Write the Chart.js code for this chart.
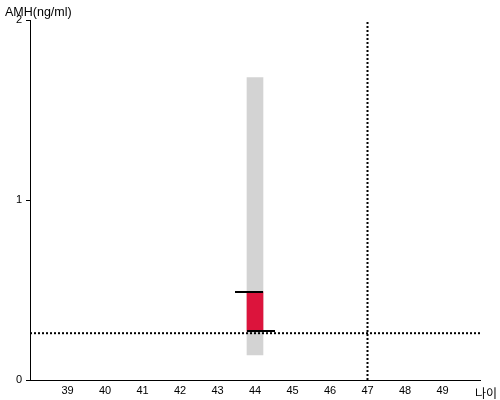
<!DOCTYPE html>
<html>
<head>
<meta charset="utf-8">
<script src="https://cdn.jsdelivr.net/npm/chart.js@4/dist/chart.umd.min.js"></script>
<style>
  html, body { margin: 0; padding: 0; background: #fff; }
  #wrap { width: 500px; height: 400px; }
</style>
</head>
<body>
<div id="wrap"><canvas id="c" width="500" height="400"></canvas></div>
<script>
// ---- data ----
const ages = [44];                 // age category of the range bar
const normalLow = [0.14];          // grey reference range (low)
const normalHigh = [1.68];         // grey reference range (high)
const patientLow = [0.27];         // red range (low)
const patientHigh = [0.49];        // red range (high)
const cutoffValue = [0.26];        // horizontal dotted reference (AMH)
const referenceAge = [47];         // vertical dotted reference (age)
const xRange = [38, 50];
const yRange = [0, 2];
const xTickLabels = [39, 40, 41, 42, 43, 44, 45, 46, 47, 48, 49];
const yTickLabels = [0, 1, 2];
const yTitle = 'AMH(ng/ml)';
const xTitle = '나이';

const FONT = '"Liberation Sans", Arial, sans-serif';

const markerPlugin = {
  id: 'markers',
  afterDatasetsDraw(chart) {
    const ctx = chart.ctx;
    const xs = chart.scales.x, ys = chart.scales.y;
    ctx.save();
    ctx.strokeStyle = '#000';
    ctx.lineWidth = 2;
    ages.forEach((a, i) => {
      const cx = xs.getPixelForValue(a);
      const yt = Math.round(ys.getPixelForValue(patientHigh[i]));
      const yb = Math.round(ys.getPixelForValue(patientLow[i]));
      ctx.beginPath();
      ctx.moveTo(cx - 20, yt); ctx.lineTo(cx + 8, yt);
      ctx.moveTo(cx - 8, yb); ctx.lineTo(cx + 20, yb);
      ctx.stroke();
    });
    ctx.restore();
  },
  afterDraw(chart) {
    const ctx = chart.ctx;
    ctx.save();
    ctx.fillStyle = '#000';
    ctx.font = '12.5px ' + FONT;
    ctx.textBaseline = 'alphabetic';
    ctx.textAlign = 'left';
    ctx.fillText(yTitle, 5, 16);
    ctx.font = '12px "Noto Sans CJK KR", sans-serif';
    ctx.textBaseline = 'middle';
    ctx.fillText(xTitle, 475, 393);
    ctx.restore();
  }
};

new Chart(document.getElementById('c'), {
  type: 'bar',
  data: {
    datasets: [
      {
        type: 'bar',
        data: ages.map((a, i) => ({ x: a, y: [normalLow[i], normalHigh[i]] })),
        backgroundColor: '#d3d3d3',
        barThickness: 16,
        grouped: false,
        order: 10
      },
      {
        type: 'bar',
        data: ages.map((a, i) => ({ x: a, y: [patientLow[i], patientHigh[i]] })),
        backgroundColor: '#dc143c',
        barThickness: 16,
        grouped: false,
        order: 9
      },
      {
        type: 'line',
        data: [{ x: xRange[0], y: cutoffValue[0] }, { x: xRange[1], y: cutoffValue[0] }],
        borderColor: '#000',
        borderWidth: 2,
        borderDash: [2, 2],
        pointRadius: 0,
        order: 8
      },
      {
        type: 'line',
        data: [{ x: referenceAge[0], y: yRange[0] }, { x: referenceAge[0], y: yRange[1] }],
        borderColor: '#000',
        borderWidth: 2,
        borderDash: [2, 2],
        pointRadius: 0,
        order: 7
      }
    ]
  },
  plugins: [markerPlugin],
  options: {
    responsive: false,
    animation: false,
    layout: { padding: { top: 20, right: 20, left: 0, bottom: 0 } },
    plugins: { legend: { display: false }, tooltip: { enabled: false } },
    scales: {
      x: {
        type: 'linear',
        offset: false,
        min: xRange[0], max: xRange[1],
        afterBuildTicks(scale) {
          scale.ticks = xTickLabels.map(v => ({ value: v }));
        },
        afterFit(scale) { scale.height = 20; },
        ticks: { color: '#000', font: { family: FONT, size: 11 }, padding: 4, maxRotation: 0, autoSkip: false },
        grid: { display: false, drawTicks: false, tickLength: 0 },
        border: { display: true, color: '#000', width: 1 }
      },
      y: {
        min: yRange[0], max: yRange[1],
        afterBuildTicks(scale) {
          scale.ticks = yTickLabels.map(v => ({ value: v }));
        },
        afterFit(scale) { scale.width = 30; },
        ticks: { color: '#000', font: { family: FONT, size: 11 }, padding: 4 },
        grid: { display: true, drawOnChartArea: false, drawTicks: true, tickLength: 4, color: '#000' },
        border: { display: true, color: '#000', width: 1 }
      }
    }
  }
});
</script>
</body>
</html>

________________________________________

# REQUIRED WORK:
Print out the whole of the material word for word, without pictures.

# IN RESPONSE:
Write the Chart.js code for this chart.
<!DOCTYPE html>
<html>
<head>
<meta charset="utf-8">
<script src="https://cdn.jsdelivr.net/npm/chart.js@4/dist/chart.umd.min.js"></script>
<style>
  html, body { margin: 0; padding: 0; background: #fff; }
  #wrap { width: 500px; height: 400px; }
</style>
</head>
<body>
<div id="wrap"><canvas id="c" width="500" height="400"></canvas></div>
<script>
// ---- data ----
const ages = [44];                 // age category of the range bar
const normalLow = [0.14];          // grey reference range (low)
const normalHigh = [1.68];         // grey reference range (high)
const patientLow = [0.27];         // red range (low)
const patientHigh = [0.49];        // red range (high)
const cutoffValue = [0.26];        // horizontal dotted reference (AMH)
const referenceAge = [47];         // vertical dotted reference (age)
const xRange = [38, 50];
const yRange = [0, 2];
const xTickLabels = [39, 40, 41, 42, 43, 44, 45, 46, 47, 48, 49];
const yTickLabels = [0, 1, 2];
const yTitle = 'AMH(ng/ml)';
const xTitle = '나이';

const FONT = '"Liberation Sans", Arial, sans-serif';

const markerPlugin = {
  id: 'markers',
  afterDatasetsDraw(chart) {
    const ctx = chart.ctx;
    const xs = chart.scales.x, ys = chart.scales.y;
    ctx.save();
    ctx.strokeStyle = '#000';
    ctx.lineWidth = 2;
    ages.forEach((a, i) => {
      const cx = xs.getPixelForValue(a);
      const yt = Math.round(ys.getPixelForValue(patientHigh[i]));
      const yb = Math.round(ys.getPixelForValue(patientLow[i]));
      ctx.beginPath();
      ctx.moveTo(cx - 20, yt); ctx.lineTo(cx + 8, yt);
      ctx.moveTo(cx - 8, yb); ctx.lineTo(cx + 20, yb);
      ctx.stroke();
    });
    ctx.restore();
  },
  afterDraw(chart) {
    const ctx = chart.ctx;
    ctx.save();
    ctx.fillStyle = '#000';
    ctx.font = '12.5px ' + FONT;
    ctx.textBaseline = 'alphabetic';
    ctx.textAlign = 'left';
    ctx.fillText(yTitle, 5, 16);
    ctx.font = '12px "Noto Sans CJK KR", sans-serif';
    ctx.textBaseline = 'middle';
    ctx.fillText(xTitle, 475, 393);
    ctx.restore();
  }
};

new Chart(document.getElementById('c'), {
  type: 'bar',
  data: {
    datasets: [
      {
        type: 'bar',
        data: ages.map((a, i) => ({ x: a, y: [normalLow[i], normalHigh[i]] })),
        backgroundColor: '#d3d3d3',
        barThickness: 16,
        grouped: false,
        order: 10
      },
      {
        type: 'bar',
        data: ages.map((a, i) => ({ x: a, y: [patientLow[i], patientHigh[i]] })),
        backgroundColor: '#dc143c',
        barThickness: 16,
        grouped: false,
        order: 9
      },
      {
        type: 'line',
        data: [{ x: xRange[0], y: cutoffValue[0] }, { x: xRange[1], y: cutoffValue[0] }],
        borderColor: '#000',
        borderWidth: 2,
        borderDash: [2, 2],
        pointRadius: 0,
        order: 8
      },
      {
        type: 'line',
        data: [{ x: referenceAge[0], y: yRange[0] }, { x: referenceAge[0], y: yRange[1] }],
        borderColor: '#000',
        borderWidth: 2,
        borderDash: [2, 2],
        pointRadius: 0,
        order: 7
      }
    ]
  },
  plugins: [markerPlugin],
  options: {
    responsive: false,
    animation: false,
    layout: { padding: { top: 20, right: 20, left: 0, bottom: 0 } },
    plugins: { legend: { display: false }, tooltip: { enabled: false } },
    scales: {
      x: {
        type: 'linear',
        offset: false,
        min: xRange[0], max: xRange[1],
        afterBuildTicks(scale) {
          scale.ticks = xTickLabels.map(v => ({ value: v }));
        },
        afterFit(scale) { scale.height = 20; },
        ticks: { color: '#000', font: { family: FONT, size: 11 }, padding: 4, maxRotation: 0, autoSkip: false },
        grid: { display: false, drawTicks: false, tickLength: 0 },
        border: { display: true, color: '#000', width: 1 }
      },
      y: {
        min: yRange[0], max: yRange[1],
        afterBuildTicks(scale) {
          scale.ticks = yTickLabels.map(v => ({ value: v }));
        },
        afterFit(scale) { scale.width = 30; },
        ticks: { color: '#000', font: { family: FONT, size: 11 }, padding: 4 },
        grid: { display: true, drawOnChartArea: false, drawTicks: true, tickLength: 4, color: '#000' },
        border: { display: true, color: '#000', width: 1 }
      }
    }
  }
});
</script>
</body>
</html>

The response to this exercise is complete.